For the second stage one more instruction is added: REG _pretrc4 ( REGPAIR op1, REGPAIR op2). This allows a 4-stage trellis for 16 states to be packed into a 64-bit register. By interleaving Nibbles this can be arbitrarily extended to a higher state trellis. After performing the 4 R4ACS stages, wherein the 4 16 bit values describe the trace-back of 8 2-bit stages. By reading these 4 registers as two register pairs this can be converted from 4 sets of eight 2-bit stages to 1 set of 16 4-bit stages, as shown in FIG. 10.

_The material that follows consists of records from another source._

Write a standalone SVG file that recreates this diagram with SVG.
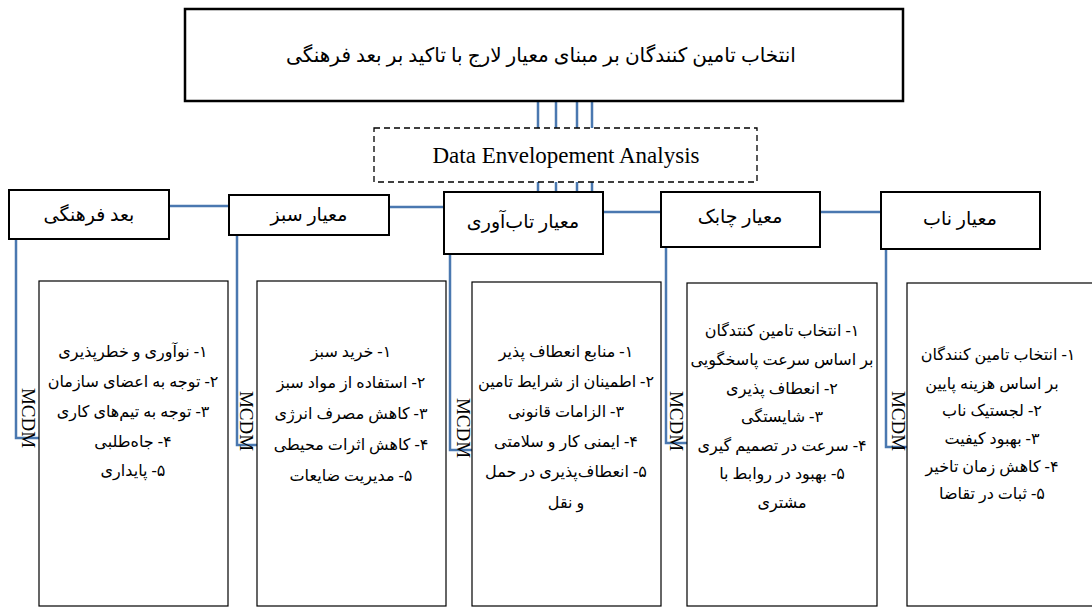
<svg xmlns="http://www.w3.org/2000/svg" width="1092" height="608" viewBox="0 0 1092 608">
<style>
.fa{font-family:"Liberation Serif","DejaVu Sans",serif;font-size:16px;fill:#000;text-anchor:middle;direction:rtl}
.hd{font-family:"Liberation Serif","DejaVu Sans",serif;font-size:19px;fill:#000;text-anchor:middle;direction:rtl}
.en{font-family:"Liberation Serif",serif;fill:#000}
.hbox{fill:#fff;stroke:#000;stroke-width:2}
.cbox{fill:#fff;stroke:#000;stroke-width:1.2}
.ln{fill:none;stroke:#4A78B0;stroke-width:2.5}
</style>
<rect width="1092" height="608" fill="#fff"/>
<g id="connectors">
<path class="ln" d="M538 101V192M556 101V192M577 101V192M592 101V192"/>
<path class="ln" d="M169 206H229M389 207H444M603 212H661M820 212H881"/>
<path class="ln" d="M16 239V438H39M237 235V445H257M450 254V450H472M666 247V443H687M886 249V447H907"/>
</g>
<g id="title">
<rect x="185" y="9" width="718" height="92" fill="#fff" stroke="#000" stroke-width="2.5"/>
<text class="fa" x="541" y="62" style="font-size:20px">انتخاب تامین کنندگان بر مبنای معیار لارج با تاکید بر بعد فرهنگی</text>
</g>
<g id="dea">
<rect x="374" y="128" width="383" height="54" fill="#fff" stroke="#000" stroke-width="1.3" stroke-dasharray="6 4"/>
<text class="en" x="566" y="163" text-anchor="middle" font-size="23">Data Envelopement Analysis</text>
</g>
<g id="h1"><rect class="hbox" x="9" y="190" width="160" height="49"/><text class="hd" x="89" y="221">بعد فرهنگی</text></g>
<g id="h2"><rect class="hbox" x="229" y="195" width="160" height="40"/><text class="hd" x="309" y="221">معیار سبز</text></g>
<g id="h3"><rect class="hbox" x="444" y="192" width="159" height="62"/><text class="hd" x="523" y="228">معیار تاب‌آوری</text></g>
<g id="h4"><rect class="hbox" x="661" y="192" width="159" height="55"/><text class="hd" x="740" y="223">معیار چابک</text></g>
<g id="h5"><rect class="hbox" x="881" y="192" width="159" height="57"/><text class="hd" x="960" y="225">معیار ناب</text></g>
<g id="c1">
<rect class="cbox" x="39" y="281" width="189" height="325"/>
<text class="en" font-size="19" transform="translate(22,418) rotate(90)" text-anchor="middle">MCDM</text>
<text class="fa" x="133" y="357">۱-  نوآوری و خطرپذیری</text>
<text class="fa" x="133" y="387">۲- توجه به اعضای سازمان</text>
<text class="fa" x="133" y="417">۳- توجه به تیم‌های کاری</text>
<text class="fa" x="133" y="447">۴- جاه‌طلبی</text>
<text class="fa" x="133" y="476">۵- پایداری</text>
</g>
<g id="c2">
<rect class="cbox" x="257" y="281" width="189" height="325"/>
<text class="en" font-size="19" transform="translate(240,421) rotate(90)" text-anchor="middle">MCDM</text>
<text class="fa" x="351" y="357">۱-  خرید سبز</text>
<text class="fa" x="351" y="388">۲- استفاده از مواد سبز</text>
<text class="fa" x="351" y="419">۳- کاهش مصرف انرژی</text>
<text class="fa" x="351" y="450">۴- کاهش اثرات محیطی</text>
<text class="fa" x="351" y="481">۵- مدیریت ضایعات</text>
</g>
<g id="c3">
<rect class="cbox" x="472" y="282" width="189" height="324"/>
<text class="en" font-size="19" transform="translate(457,428) rotate(90)" text-anchor="middle">MCDM</text>
<text class="fa" x="566" y="357">۱-  منابع انعطاف پذیر</text>
<text class="fa" x="566" y="387">۲- اطمینان از شرایط تامین</text>
<text class="fa" x="566" y="417">۳- الزامات قانونی</text>
<text class="fa" x="566" y="447">۴- ایمنی کار و سلامتی</text>
<text class="fa" x="566" y="477">۵- انعطاف‌پذیری در حمل</text>
<text class="fa" x="566" y="508">و نقل</text>
</g>
<g id="c4">
<rect class="cbox" x="687" y="283" width="190" height="323"/>
<text class="en" font-size="19" transform="translate(670,421) rotate(90)" text-anchor="middle">MCDM</text>
<text class="fa" x="782" y="336">۱-  انتخاب تامین کنتدگان</text>
<text class="fa" x="782" y="365">بر اساس سرعت پاسخگویی</text>
<text class="fa" x="782" y="394">۲- انعطاف پذیری</text>
<text class="fa" x="782" y="422">۳- شایستگی</text>
<text class="fa" x="782" y="451">۴- سرعت در تصمیم گیری</text>
<text class="fa" x="782" y="479">۵- بهبود در روابط با</text>
<text class="fa" x="782" y="508">مشتری</text>
</g>
<g id="c5">
<rect class="cbox" x="907" y="283" width="190" height="323"/>
<text class="en" font-size="19" transform="translate(892,421) rotate(90)" text-anchor="middle">MCDM</text>
<text class="fa" x="998" y="360">۱-  انتخاب تامین کنندگان</text>
<text class="fa" x="992" y="389">بر اساس هزینه پایین</text>
<text class="fa" x="992" y="416">۲- لجستیک ناب</text>
<text class="fa" x="992" y="444">۳- بهبود کیفیت</text>
<text class="fa" x="992" y="472">۴- کاهش زمان تاخیر</text>
<text class="fa" x="992" y="499">۵- ثبات در تقاضا</text>
</g>
</svg>
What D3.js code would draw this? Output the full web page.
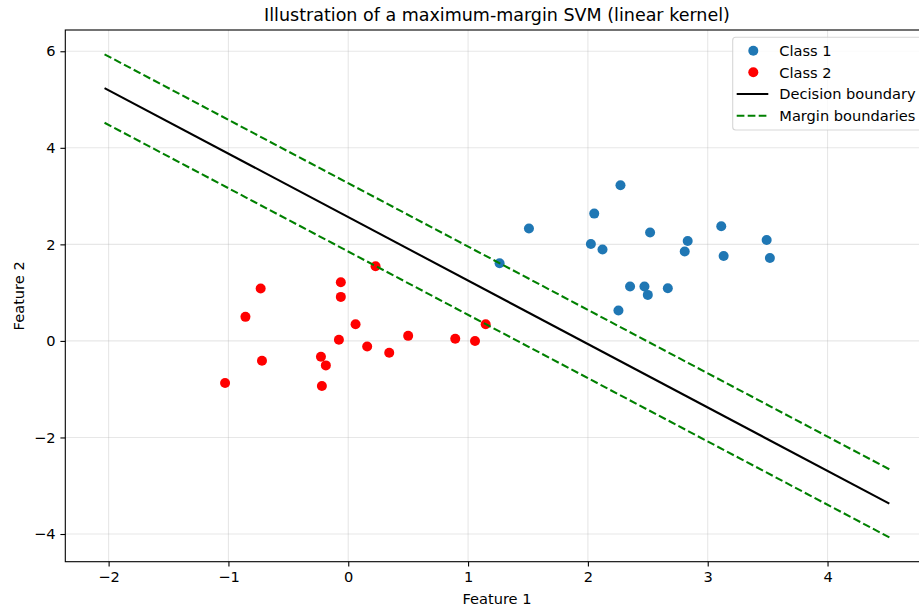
<!DOCTYPE html>
<html>
<head>
<meta charset="utf-8">
<script src="https://cdn.jsdelivr.net/npm/d3@7"></script>
<style>
  html, body { margin: 0; padding: 0; background: #fff; }
  svg { display: block; overflow: hidden; }
  text { font-family: "DejaVu Sans", sans-serif; fill: #000; }
</style>
</head>
<body>
<svg id="chart" width="919" height="609"></svg>
<script>
// ---- data ----
const class1X = [2.272, 2.053, 1.508, 2.519, 3.113, 3.492, 2.833, 2.025, 2.122, 2.808, 3.133, 3.519, 1.263, 2.352, 2.472, 2.500, 2.667, 2.255];
const class1Y = [3.223, 2.637, 2.327, 2.244, 2.374, 2.091, 2.070, 2.008, 1.892, 1.851, 1.760, 1.719, 1.609, 1.127, 1.127, 0.953, 1.092, 0.631];
const class2X = [0.228, -0.062, -0.731, -0.062, -0.858, 0.061, 1.147, 0.500, -0.078, 0.893, 1.058, 0.158, 0.342, -0.720, -0.228, -0.187, -1.028, -0.220];
const class2Y = [1.547, 1.216, 1.086, 0.912, 0.498, 0.347, 0.347, 0.105, 0.023, 0.043, 0.000, -0.116, -0.246, -0.412, -0.329, -0.507, -0.873, -0.935];
const lineX = [-2.034, 4.516];
const boundaryY = [5.238, -3.371];
const marginUpperY = [5.937, -2.660];
const marginLowerY = [4.519, -4.070];
const xTicks = [-2, -1, 0, 1, 2, 3, 4];
const yTicks = [-4, -2, 0, 2, 4, 6];
const legendLabels = ["Class 1", "Class 2", "Decision boundary", "Margin boundaries"];

// ---- layout ----
const svg = d3.select("#chart");
const L = 65.3, R = 928.6, T = 30, B = 561.7;
const x = d3.scaleLinear().domain([-2.3615, 4.8435]).range([L, R]);
const y = d3.scaleLinear().domain([-4.5735, 6.4405]).range([B, T]);
const fs = 14.6;

// grid
const grid = svg.append("g");
grid.selectAll("line.gx").data(xTicks).enter().append("line")
  .attr("x1", d => x(d)).attr("x2", d => x(d)).attr("y1", T).attr("y2", B)
  .attr("stroke", "#b0b0b0").attr("stroke-opacity", 0.3).attr("stroke-width", 1.1);
grid.selectAll("line.gy").data(yTicks).enter().append("line")
  .attr("y1", d => y(d)).attr("y2", d => y(d)).attr("x1", L).attr("x2", R)
  .attr("stroke", "#b0b0b0").attr("stroke-opacity", 0.3).attr("stroke-width", 1.1);

// points
const c1 = d3.range(class1X.length).map(i => [class1X[i], class1Y[i]]);
const c2 = d3.range(class2X.length).map(i => [class2X[i], class2Y[i]]);
svg.append("g").selectAll("circle").data(c1).enter().append("circle")
  .attr("cx", d => x(d[0])).attr("cy", d => y(d[1])).attr("r", 5).attr("fill", "#1f77b4");
svg.append("g").selectAll("circle").data(c2).enter().append("circle")
  .attr("cx", d => x(d[0])).attr("cy", d => y(d[1])).attr("r", 5).attr("fill", "#ff0000");

// lines
const line = d3.line().x(d => x(d[0])).y(d => y(d[1]));
const mk = ys => lineX.map((v, i) => [v, ys[i]]);
svg.append("path").attr("d", line(mk(boundaryY))).attr("fill", "none")
  .attr("stroke", "#000").attr("stroke-width", 2.08);
[marginUpperY, marginLowerY].forEach(ys => {
  svg.append("path").attr("d", line(mk(ys))).attr("fill", "none")
    .attr("stroke", "#008000").attr("stroke-width", 2.08).attr("stroke-dasharray", "7.7,3.3");
});

// axes
const xAxis = d3.axisBottom(x).tickValues(xTicks).tickSize(4.9).tickPadding(4.9).tickSizeOuter(0);
const yAxis = d3.axisLeft(y).tickValues(yTicks).tickSize(4.9).tickPadding(4.9).tickSizeOuter(0);
const gx = svg.append("g").attr("transform", `translate(0,${B})`).call(xAxis);
const gy = svg.append("g").attr("transform", `translate(${L},0)`).call(yAxis);
[gx, gy].forEach(g => {
  g.select(".domain").remove();
  g.selectAll(".tick line").attr("stroke", "#000").attr("stroke-width", 1.1);
  g.selectAll(".tick text").style("font-family", "DejaVu Sans").style("font-size", fs + "px").attr("fill", "#000");
});

// frame (spines)
svg.append("rect").attr("x", L).attr("y", T).attr("width", R - L).attr("height", B - T)
  .attr("fill", "none").attr("stroke", "#000").attr("stroke-width", 1.1);

// title & labels
svg.append("text").attr("x", (L + R) / 2).attr("y", 20.7).attr("text-anchor", "middle")
  .style("font-size", "17.5px").text("Illustration of a maximum-margin SVM (linear kernel)");
svg.append("text").attr("x", (L + R) / 2).attr("y", 604).attr("text-anchor", "middle")
  .style("font-size", fs + "px").text("Feature 1");
svg.append("text").attr("transform", `translate(23.5,${(T + B) / 2}) rotate(-90)`).attr("text-anchor", "middle")
  .style("font-size", fs + "px").text("Feature 2");

// legend
const lg = svg.append("g");
lg.append("rect").attr("x", 732.7).attr("y", 37.3).attr("width", 188.9).attr("height", 92.7)
  .attr("rx", 3).attr("fill", "#fff").attr("fill-opacity", 0.8)
  .attr("stroke", "#cccccc").attr("stroke-opacity", 0.8).attr("stroke-width", 1.1);
const rowY = [50.7, 72.3, 94, 115.7];
lg.append("circle").attr("cx", 753.3).attr("cy", rowY[0]).attr("r", 5).attr("fill", "#1f77b4");
lg.append("circle").attr("cx", 753.3).attr("cy", rowY[1]).attr("r", 5).attr("fill", "#ff0000");
lg.append("line").attr("x1", 736.7).attr("x2", 768.3).attr("y1", rowY[2]).attr("y2", rowY[2])
  .attr("stroke", "#000").attr("stroke-width", 2.08);
lg.append("line").attr("x1", 736.7).attr("x2", 768.3).attr("y1", rowY[3]).attr("y2", rowY[3])
  .attr("stroke", "#008000").attr("stroke-width", 2.08).attr("stroke-dasharray", "7.7,3.3");
lg.selectAll("text").data(legendLabels).enter().append("text")
  .attr("x", 779.3).attr("y", (d, i) => rowY[i]).attr("dy", "0.36em")
  .style("font-size", fs + "px").text(d => d);
</script>
</body>
</html>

While the foregoing is directed to embodiments of the present invention, other and further embodiments of the invention may be devised without departing from the basic scope thereof, and the scope thereof is determined by the claims that follow.

Claims

1. A high data width accelerator, comprising computer instructions for calculating at least a portion of a trace-back during a trellis computation, wherein the calculation allows faster trace-back

2. The high data width accelerator of claim 1 further comprising an input comprising at least one of at least 4 sets of an 8 2-bit decision or an output set of 16 4-bit decision.

3. The high data width accelerator of claim 1, wherein a 4-stage trellis for 16 states is packed into a 64-bit register.

4. The high data width accelerator of claim 1, wherein the instructions are at least one of Radix-4 Add Subtract Compare Decision or Radix-4 Add Subtract Compare Select.

5. The high data width accelerator of claim 1, wherein the Radix-4 Add Subtract Compare Select produces a state output.

6. The high data width accelerator of claim 1, wherein Radix-4 Add Subtract Compare Decision produces a decision output.